Talking to our contacts in this industry we’re aware of the headache that SAR’s cause to many. Obviously, the details can be vital for law enforcement but due to the worry by some MLROs of criminal liability, are some SARs defensive in nature and therefore not as effective as they could be? The FCA say they are aware of this issue and encourage firms to be ‘innovative’ in their approach.

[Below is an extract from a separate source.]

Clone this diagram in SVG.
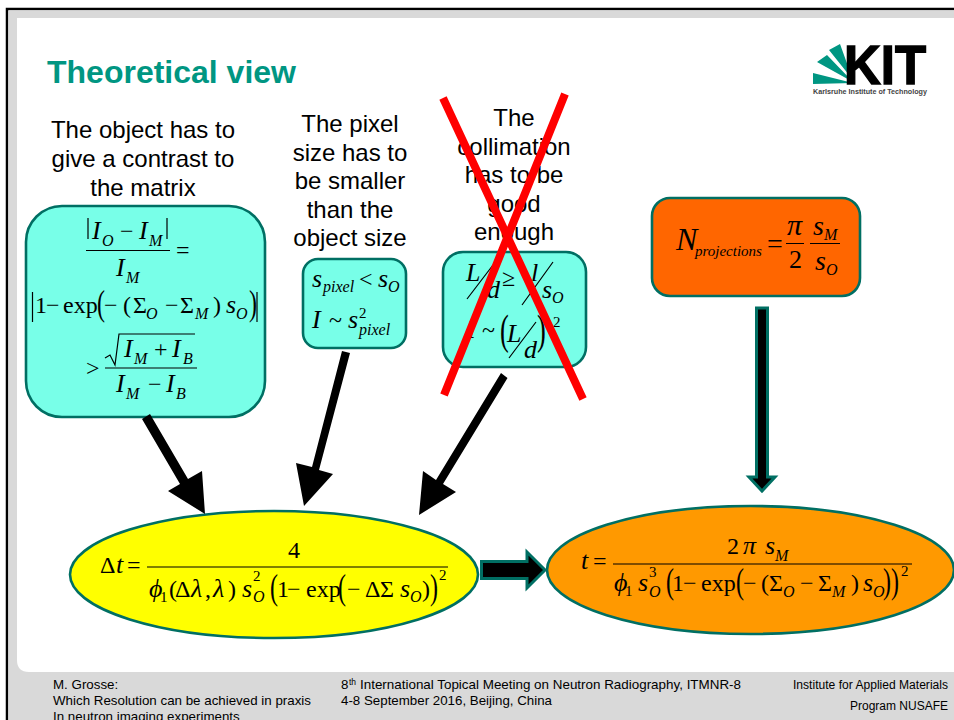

So how can those managing AML/CTF compliance ensure they are adhering to the FCA rules and regulations and not falling foul? It is vital that there are safeguards in place to prevent the advent of financial crime. There is an influx of technology in the marketplace offering to make your compliance more efficient and effective, for the right price; including distributed ledger technology (something that the FCA are keeping a close eye on). Transaction monitoring is a large part of most compliance professionals’ lives and the FCA does indicate that an expensive monitoring system is not vital just to show willing. In our view clear policies and procedures should be established and acted upon also, having an organisational structure that promotes sharing of information is paramount.
The FCA is sometimes quite wrongly quoted as having a ‘zero failure approach’, which is not always the case. They are interested in good outcomes and as long as the right policies and procedures are in place, they will work with the firm to ensure they meet their compliance requirements.